_Problem_
Repeat all the material exactly; pictures stay out of your copy.

_Provided material_
— start —

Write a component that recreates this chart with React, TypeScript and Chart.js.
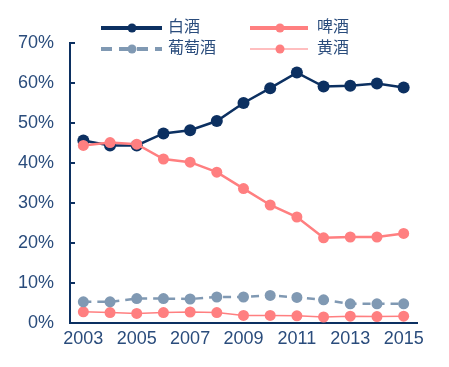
import React, { useEffect, useRef } from "react";
import { Chart, registerables } from "chart.js";

Chart.register(...registerables);

const years = ["2003", "2004", "2005", "2006", "2007", "2008", "2009", "2010", "2011", "2012", "2013", "2014", "2015"];
const seriesNames = ["白酒", "啤酒", "葡萄酒", "黄酒"];
const baijiu = [45.6, 44.4, 44.4, 47.4, 48.2, 50.5, 55.0, 58.7, 62.6, 59.1, 59.3, 59.9, 58.9];
const pijiu = [44.4, 45.1, 44.7, 41.0, 40.2, 37.7, 33.6, 29.5, 26.5, 21.3, 21.5, 21.5, 22.4];
const putaojiu = [5.3, 5.3, 6.1, 6.1, 6.0, 6.5, 6.5, 6.9, 6.4, 5.8, 4.8, 4.8, 4.8];
const huangjiu = [2.8, 2.6, 2.4, 2.6, 2.75, 2.6, 1.9, 1.9, 1.8, 1.5, 1.7, 1.6, 1.7];
const yMin = 0;
const yMax = 70;
const yStep = 10;

const NAVY = "#0c3061";
const SALMON = "#ff7f80";
const GRAYBLUE = "#8099b3";
const TEXT = "#2a4c7c";
const FONT = "Arial, 'Liberation Sans', 'Noto Sans CJK SC', sans-serif";

const innerTicks = {
  id: "innerTicks",
  afterDraw(chart: any) {
    const y = chart.scales.y;
    const ctx = chart.ctx;
    ctx.save();
    ctx.strokeStyle = NAVY;
    ctx.lineWidth = 2;
    y.ticks.forEach((t: any) => {
      const py = Math.round(y.getPixelForValue(t.value));
      ctx.beginPath();
      ctx.moveTo(chart.chartArea.left, py);
      ctx.lineTo(chart.chartArea.left + 5, py);
      ctx.stroke();
    });
    ctx.restore();
  },
};

const customLegend = {
  id: "customLegend",
  afterDraw(chart: any) {
    const ctx = chart.ctx;
    const colStart = [101, 250];
    const colEnd = [162, 308];
    const colMark = [132, 280];
    const colText = [168, 317];
    const rowY = [28, 49];
    ctx.save();
    chart.data.datasets.forEach((ds: any, i: number) => {
      const c = i % 2;
      const r = Math.floor(i / 2);
      const y = rowY[r];
      ctx.strokeStyle = ds.borderColor;
      ctx.lineWidth = ds.legendLineWidth;
      ctx.setLineDash(ds.legendDash || []);
      ctx.beginPath();
      ctx.moveTo(colStart[c], y);
      ctx.lineTo(colEnd[c], y);
      ctx.stroke();
      ctx.setLineDash([]);
      ctx.fillStyle = ds.pointBackgroundColor;
      ctx.beginPath();
      ctx.arc(colMark[c], y, 4.5, 0, Math.PI * 2);
      ctx.fill();
      ctx.fillStyle = TEXT;
      ctx.font = `16px ${FONT}`;
      ctx.textBaseline = "middle";
      ctx.textAlign = "left";
      ctx.fillText(ds.label, colText[c], y);
    });
    ctx.restore();
  },
};

export default function App() {
  const ref = useRef<HTMLCanvasElement | null>(null);
  useEffect(() => {
    if (!ref.current) return;
    const chart = new Chart(ref.current, {
      type: "line",
      data: {
        labels: years,
        datasets: [
          {
            label: seriesNames[0],
            data: baijiu,
            borderColor: NAVY,
            backgroundColor: NAVY,
            pointBackgroundColor: NAVY,
            pointBorderColor: NAVY,
            borderWidth: 2.5,
            pointRadius: 6,
            pointBorderWidth: 0,
            legendLineWidth: 4,
            order: 2,
          } as any,
          {
            label: seriesNames[1],
            data: pijiu,
            borderColor: SALMON,
            backgroundColor: SALMON,
            pointBackgroundColor: SALMON,
            pointBorderColor: SALMON,
            borderWidth: 2.5,
            pointRadius: 5.5,
            pointBorderWidth: 0,
            legendLineWidth: 4,
            order: 1,
          } as any,
          {
            label: seriesNames[2],
            data: putaojiu,
            borderColor: GRAYBLUE,
            backgroundColor: GRAYBLUE,
            pointBackgroundColor: GRAYBLUE,
            pointBorderColor: GRAYBLUE,
            borderWidth: 2.5,
            borderDash: [8, 6],
            legendDash: [11, 7],
            pointRadius: 5.5,
            pointBorderWidth: 0,
            legendLineWidth: 4,
            order: 3,
          } as any,
          {
            label: seriesNames[3],
            data: huangjiu,
            borderColor: SALMON,
            backgroundColor: SALMON,
            pointBackgroundColor: SALMON,
            pointBorderColor: SALMON,
            borderWidth: 1.5,
            pointRadius: 5.5,
            pointBorderWidth: 0,
            legendLineWidth: 1.2,
            order: 4,
          } as any,
        ],
      },
      options: {
        animation: false,
        responsive: true,
        maintainAspectRatio: false,
        layout: { padding: { top: 43, right: 32, bottom: 0, left: 0 } },
        plugins: {
          legend: { display: false },
          tooltip: { enabled: false },
        },
        scales: {
          x: {
            type: "category",
            offset: true,
            grid: { display: true, drawOnChartArea: false, drawTicks: false },
            border: { display: true, color: NAVY, width: 2 },
            ticks: {
              color: TEXT,
              font: { family: FONT, size: 18 },
              padding: 5,
              autoSkip: false,
              maxRotation: 0,
              callback: function (this: any, v: any, i: number) {
                return i % 2 === 0 ? years[i] : "";
              },
            },
            afterFit: (s: any) => {
              s.height = 44;
            },
          },
          y: {
            min: yMin,
            max: yMax,
            grid: { display: true, drawOnChartArea: false, drawTicks: false },
            border: { display: true, color: NAVY, width: 2 },
            ticks: {
              stepSize: yStep,
              color: TEXT,
              font: { family: FONT, size: 18 },
              padding: 16,
              callback: (v: any) => `${v}%`,
            },
            afterFit: (s: any) => {
              s.width = 70;
            },
          },
        },
      },
      plugins: [innerTicks, customLegend],
    });
    return () => chart.destroy();
  }, []);
  return (
    <div style={{ position: "fixed", left: 0, top: 0, width: 449, height: 367, background: "#fff" }}>
      <canvas ref={ref} />
    </div>
  );
}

— end —

_Task output_
Write a component that recreates this chart with React, TypeScript and Chart.js.
import React, { useEffect, useRef } from "react";
import { Chart, registerables } from "chart.js";

Chart.register(...registerables);

const years = ["2003", "2004", "2005", "2006", "2007", "2008", "2009", "2010", "2011", "2012", "2013", "2014", "2015"];
const seriesNames = ["白酒", "啤酒", "葡萄酒", "黄酒"];
const baijiu = [45.6, 44.4, 44.4, 47.4, 48.2, 50.5, 55.0, 58.7, 62.6, 59.1, 59.3, 59.9, 58.9];
const pijiu = [44.4, 45.1, 44.7, 41.0, 40.2, 37.7, 33.6, 29.5, 26.5, 21.3, 21.5, 21.5, 22.4];
const putaojiu = [5.3, 5.3, 6.1, 6.1, 6.0, 6.5, 6.5, 6.9, 6.4, 5.8, 4.8, 4.8, 4.8];
const huangjiu = [2.8, 2.6, 2.4, 2.6, 2.75, 2.6, 1.9, 1.9, 1.8, 1.5, 1.7, 1.6, 1.7];
const yMin = 0;
const yMax = 70;
const yStep = 10;

const NAVY = "#0c3061";
const SALMON = "#ff7f80";
const GRAYBLUE = "#8099b3";
const TEXT = "#2a4c7c";
const FONT = "Arial, 'Liberation Sans', 'Noto Sans CJK SC', sans-serif";

const innerTicks = {
  id: "innerTicks",
  afterDraw(chart: any) {
    const y = chart.scales.y;
    const ctx = chart.ctx;
    ctx.save();
    ctx.strokeStyle = NAVY;
    ctx.lineWidth = 2;
    y.ticks.forEach((t: any) => {
      const py = Math.round(y.getPixelForValue(t.value));
      ctx.beginPath();
      ctx.moveTo(chart.chartArea.left, py);
      ctx.lineTo(chart.chartArea.left + 5, py);
      ctx.stroke();
    });
    ctx.restore();
  },
};

const customLegend = {
  id: "customLegend",
  afterDraw(chart: any) {
    const ctx = chart.ctx;
    const colStart = [101, 250];
    const colEnd = [162, 308];
    const colMark = [132, 280];
    const colText = [168, 317];
    const rowY = [28, 49];
    ctx.save();
    chart.data.datasets.forEach((ds: any, i: number) => {
      const c = i % 2;
      const r = Math.floor(i / 2);
      const y = rowY[r];
      ctx.strokeStyle = ds.borderColor;
      ctx.lineWidth = ds.legendLineWidth;
      ctx.setLineDash(ds.legendDash || []);
      ctx.beginPath();
      ctx.moveTo(colStart[c], y);
      ctx.lineTo(colEnd[c], y);
      ctx.stroke();
      ctx.setLineDash([]);
      ctx.fillStyle = ds.pointBackgroundColor;
      ctx.beginPath();
      ctx.arc(colMark[c], y, 4.5, 0, Math.PI * 2);
      ctx.fill();
      ctx.fillStyle = TEXT;
      ctx.font = `16px ${FONT}`;
      ctx.textBaseline = "middle";
      ctx.textAlign = "left";
      ctx.fillText(ds.label, colText[c], y);
    });
    ctx.restore();
  },
};

export default function App() {
  const ref = useRef<HTMLCanvasElement | null>(null);
  useEffect(() => {
    if (!ref.current) return;
    const chart = new Chart(ref.current, {
      type: "line",
      data: {
        labels: years,
        datasets: [
          {
            label: seriesNames[0],
            data: baijiu,
            borderColor: NAVY,
            backgroundColor: NAVY,
            pointBackgroundColor: NAVY,
            pointBorderColor: NAVY,
            borderWidth: 2.5,
            pointRadius: 6,
            pointBorderWidth: 0,
            legendLineWidth: 4,
            order: 2,
          } as any,
          {
            label: seriesNames[1],
            data: pijiu,
            borderColor: SALMON,
            backgroundColor: SALMON,
            pointBackgroundColor: SALMON,
            pointBorderColor: SALMON,
            borderWidth: 2.5,
            pointRadius: 5.5,
            pointBorderWidth: 0,
            legendLineWidth: 4,
            order: 1,
          } as any,
          {
            label: seriesNames[2],
            data: putaojiu,
            borderColor: GRAYBLUE,
            backgroundColor: GRAYBLUE,
            pointBackgroundColor: GRAYBLUE,
            pointBorderColor: GRAYBLUE,
            borderWidth: 2.5,
            borderDash: [8, 6],
            legendDash: [11, 7],
            pointRadius: 5.5,
            pointBorderWidth: 0,
            legendLineWidth: 4,
            order: 3,
          } as any,
          {
            label: seriesNames[3],
            data: huangjiu,
            borderColor: SALMON,
            backgroundColor: SALMON,
            pointBackgroundColor: SALMON,
            pointBorderColor: SALMON,
            borderWidth: 1.5,
            pointRadius: 5.5,
            pointBorderWidth: 0,
            legendLineWidth: 1.2,
            order: 4,
          } as any,
        ],
      },
      options: {
        animation: false,
        responsive: true,
        maintainAspectRatio: false,
        layout: { padding: { top: 43, right: 32, bottom: 0, left: 0 } },
        plugins: {
          legend: { display: false },
          tooltip: { enabled: false },
        },
        scales: {
          x: {
            type: "category",
            offset: true,
            grid: { display: true, drawOnChartArea: false, drawTicks: false },
            border: { display: true, color: NAVY, width: 2 },
            ticks: {
              color: TEXT,
              font: { family: FONT, size: 18 },
              padding: 5,
              autoSkip: false,
              maxRotation: 0,
              callback: function (this: any, v: any, i: number) {
                return i % 2 === 0 ? years[i] : "";
              },
            },
            afterFit: (s: any) => {
              s.height = 44;
            },
          },
          y: {
            min: yMin,
            max: yMax,
            grid: { display: true, drawOnChartArea: false, drawTicks: false },
            border: { display: true, color: NAVY, width: 2 },
            ticks: {
              stepSize: yStep,
              color: TEXT,
              font: { family: FONT, size: 18 },
              padding: 16,
              callback: (v: any) => `${v}%`,
            },
            afterFit: (s: any) => {
              s.width = 70;
            },
          },
        },
      },
      plugins: [innerTicks, customLegend],
    });
    return () => chart.destroy();
  }, []);
  return (
    <div style={{ position: "fixed", left: 0, top: 0, width: 449, height: 367, background: "#fff" }}>
      <canvas ref={ref} />
    </div>
  );
}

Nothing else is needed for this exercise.